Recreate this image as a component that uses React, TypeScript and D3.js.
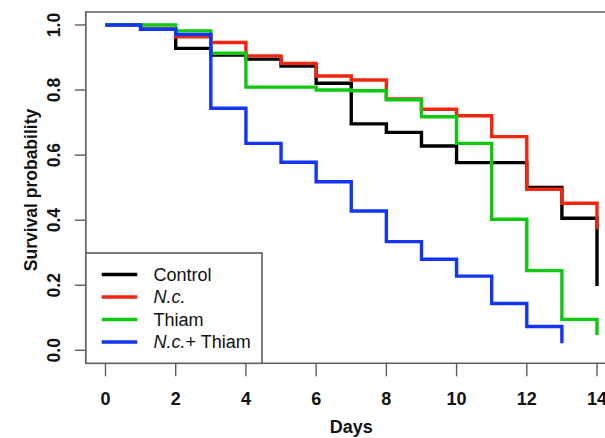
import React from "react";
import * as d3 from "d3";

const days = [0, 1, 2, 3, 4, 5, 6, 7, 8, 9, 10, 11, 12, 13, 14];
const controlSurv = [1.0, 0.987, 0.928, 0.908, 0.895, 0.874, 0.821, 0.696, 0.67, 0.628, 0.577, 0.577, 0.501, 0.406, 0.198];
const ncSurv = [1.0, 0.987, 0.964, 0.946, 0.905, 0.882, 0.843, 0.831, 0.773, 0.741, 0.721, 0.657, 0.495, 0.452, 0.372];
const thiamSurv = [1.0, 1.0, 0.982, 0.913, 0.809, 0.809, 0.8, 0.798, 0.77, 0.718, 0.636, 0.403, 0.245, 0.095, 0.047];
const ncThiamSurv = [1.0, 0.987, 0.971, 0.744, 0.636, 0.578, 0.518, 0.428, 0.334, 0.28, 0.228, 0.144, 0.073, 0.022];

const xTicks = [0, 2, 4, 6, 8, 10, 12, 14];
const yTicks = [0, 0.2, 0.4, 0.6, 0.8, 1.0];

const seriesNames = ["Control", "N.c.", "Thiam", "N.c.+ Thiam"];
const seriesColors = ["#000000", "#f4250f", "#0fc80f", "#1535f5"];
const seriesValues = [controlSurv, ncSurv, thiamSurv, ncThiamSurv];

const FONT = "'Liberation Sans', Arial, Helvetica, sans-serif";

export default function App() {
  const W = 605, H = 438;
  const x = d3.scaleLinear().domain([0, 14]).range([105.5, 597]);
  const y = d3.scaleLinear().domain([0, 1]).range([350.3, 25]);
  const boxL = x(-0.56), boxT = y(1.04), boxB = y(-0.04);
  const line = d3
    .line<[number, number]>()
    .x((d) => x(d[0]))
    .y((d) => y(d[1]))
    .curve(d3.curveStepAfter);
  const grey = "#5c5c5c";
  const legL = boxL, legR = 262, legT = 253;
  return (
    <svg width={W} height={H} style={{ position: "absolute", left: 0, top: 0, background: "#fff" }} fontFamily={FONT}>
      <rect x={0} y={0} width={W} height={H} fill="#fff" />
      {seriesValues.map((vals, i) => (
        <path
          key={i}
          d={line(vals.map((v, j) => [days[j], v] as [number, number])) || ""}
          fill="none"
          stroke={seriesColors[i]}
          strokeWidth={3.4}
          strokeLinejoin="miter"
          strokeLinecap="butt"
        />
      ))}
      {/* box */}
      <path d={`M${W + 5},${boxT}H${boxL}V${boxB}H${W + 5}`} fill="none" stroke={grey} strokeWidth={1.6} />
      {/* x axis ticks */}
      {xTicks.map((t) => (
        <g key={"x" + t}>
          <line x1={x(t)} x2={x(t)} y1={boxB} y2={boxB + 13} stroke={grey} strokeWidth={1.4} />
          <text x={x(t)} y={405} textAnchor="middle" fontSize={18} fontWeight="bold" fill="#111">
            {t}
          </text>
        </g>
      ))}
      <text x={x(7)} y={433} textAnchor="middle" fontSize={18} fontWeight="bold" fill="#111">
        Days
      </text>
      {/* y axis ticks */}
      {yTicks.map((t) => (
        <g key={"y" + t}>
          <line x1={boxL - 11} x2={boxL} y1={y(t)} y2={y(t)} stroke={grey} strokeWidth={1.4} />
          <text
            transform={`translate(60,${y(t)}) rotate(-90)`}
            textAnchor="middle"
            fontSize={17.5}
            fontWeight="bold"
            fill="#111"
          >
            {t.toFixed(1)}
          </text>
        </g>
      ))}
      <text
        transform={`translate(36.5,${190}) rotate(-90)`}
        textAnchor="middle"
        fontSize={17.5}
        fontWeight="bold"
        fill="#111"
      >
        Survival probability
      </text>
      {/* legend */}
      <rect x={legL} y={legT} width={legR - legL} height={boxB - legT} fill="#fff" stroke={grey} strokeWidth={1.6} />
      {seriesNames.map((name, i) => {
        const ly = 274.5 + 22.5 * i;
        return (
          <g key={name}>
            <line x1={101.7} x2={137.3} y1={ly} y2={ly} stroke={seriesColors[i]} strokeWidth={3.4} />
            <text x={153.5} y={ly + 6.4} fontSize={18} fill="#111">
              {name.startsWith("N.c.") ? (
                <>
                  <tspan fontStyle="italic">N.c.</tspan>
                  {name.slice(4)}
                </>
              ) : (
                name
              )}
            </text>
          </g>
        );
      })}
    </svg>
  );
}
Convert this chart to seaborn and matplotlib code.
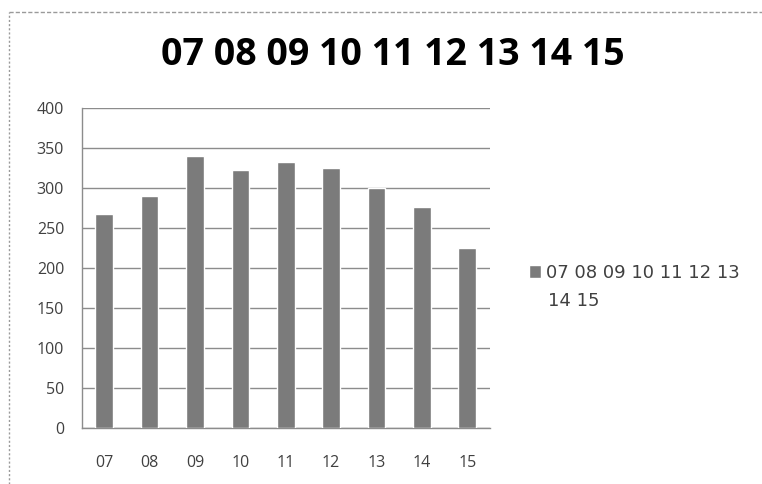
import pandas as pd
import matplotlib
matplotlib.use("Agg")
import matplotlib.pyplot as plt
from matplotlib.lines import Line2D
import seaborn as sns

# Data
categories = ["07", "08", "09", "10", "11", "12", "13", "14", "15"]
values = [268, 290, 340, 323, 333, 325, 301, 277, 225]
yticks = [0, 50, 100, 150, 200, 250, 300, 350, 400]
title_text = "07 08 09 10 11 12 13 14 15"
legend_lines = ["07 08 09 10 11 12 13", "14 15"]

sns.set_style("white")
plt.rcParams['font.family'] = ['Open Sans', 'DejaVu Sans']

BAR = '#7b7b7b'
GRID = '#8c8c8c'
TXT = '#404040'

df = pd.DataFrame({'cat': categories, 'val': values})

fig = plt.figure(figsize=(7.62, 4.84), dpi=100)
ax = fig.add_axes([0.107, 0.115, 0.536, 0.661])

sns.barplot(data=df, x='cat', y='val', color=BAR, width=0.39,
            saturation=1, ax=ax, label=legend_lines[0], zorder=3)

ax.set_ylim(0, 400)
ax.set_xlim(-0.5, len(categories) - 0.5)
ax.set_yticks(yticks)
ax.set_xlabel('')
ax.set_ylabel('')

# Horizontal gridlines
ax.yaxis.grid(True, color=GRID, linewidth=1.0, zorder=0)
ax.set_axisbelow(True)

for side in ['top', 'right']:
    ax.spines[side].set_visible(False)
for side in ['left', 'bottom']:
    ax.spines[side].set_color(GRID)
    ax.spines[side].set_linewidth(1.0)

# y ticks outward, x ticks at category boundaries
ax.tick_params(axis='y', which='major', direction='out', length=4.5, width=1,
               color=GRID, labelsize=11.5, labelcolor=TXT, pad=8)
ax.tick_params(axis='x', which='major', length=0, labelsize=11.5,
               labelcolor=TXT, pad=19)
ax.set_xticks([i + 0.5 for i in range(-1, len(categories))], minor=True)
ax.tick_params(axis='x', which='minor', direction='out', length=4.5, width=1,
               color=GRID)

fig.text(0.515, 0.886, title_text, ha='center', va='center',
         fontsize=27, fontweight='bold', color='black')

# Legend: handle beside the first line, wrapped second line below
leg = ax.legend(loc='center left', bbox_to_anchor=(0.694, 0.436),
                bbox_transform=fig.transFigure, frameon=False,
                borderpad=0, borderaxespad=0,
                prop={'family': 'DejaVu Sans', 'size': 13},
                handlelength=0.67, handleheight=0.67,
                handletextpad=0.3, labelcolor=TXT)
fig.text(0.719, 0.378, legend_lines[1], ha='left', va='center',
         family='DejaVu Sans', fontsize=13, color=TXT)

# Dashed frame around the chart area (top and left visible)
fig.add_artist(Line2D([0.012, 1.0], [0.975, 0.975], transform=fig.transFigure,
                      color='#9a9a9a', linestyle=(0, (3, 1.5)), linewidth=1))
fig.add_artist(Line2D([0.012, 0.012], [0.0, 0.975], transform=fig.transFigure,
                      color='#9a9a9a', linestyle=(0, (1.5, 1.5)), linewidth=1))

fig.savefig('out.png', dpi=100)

::::

# What you have to do
Everything from the line that contains "Convert this chart" down to the line that contains "ax.spines[side].set_linewidth(1.0)" should be written out exactly, end lines too, minus the pictures.

# Solution to the exercise
Convert this chart to seaborn and matplotlib code.
import pandas as pd
import matplotlib
matplotlib.use("Agg")
import matplotlib.pyplot as plt
from matplotlib.lines import Line2D
import seaborn as sns

# Data
categories = ["07", "08", "09", "10", "11", "12", "13", "14", "15"]
values = [268, 290, 340, 323, 333, 325, 301, 277, 225]
yticks = [0, 50, 100, 150, 200, 250, 300, 350, 400]
title_text = "07 08 09 10 11 12 13 14 15"
legend_lines = ["07 08 09 10 11 12 13", "14 15"]

sns.set_style("white")
plt.rcParams['font.family'] = ['Open Sans', 'DejaVu Sans']

BAR = '#7b7b7b'
GRID = '#8c8c8c'
TXT = '#404040'

df = pd.DataFrame({'cat': categories, 'val': values})

fig = plt.figure(figsize=(7.62, 4.84), dpi=100)
ax = fig.add_axes([0.107, 0.115, 0.536, 0.661])

sns.barplot(data=df, x='cat', y='val', color=BAR, width=0.39,
            saturation=1, ax=ax, label=legend_lines[0], zorder=3)

ax.set_ylim(0, 400)
ax.set_xlim(-0.5, len(categories) - 0.5)
ax.set_yticks(yticks)
ax.set_xlabel('')
ax.set_ylabel('')

# Horizontal gridlines
ax.yaxis.grid(True, color=GRID, linewidth=1.0, zorder=0)
ax.set_axisbelow(True)

for side in ['top', 'right']:
    ax.spines[side].set_visible(False)
for side in ['left', 'bottom']:
    ax.spines[side].set_color(GRID)
    ax.spines[side].set_linewidth(1.0)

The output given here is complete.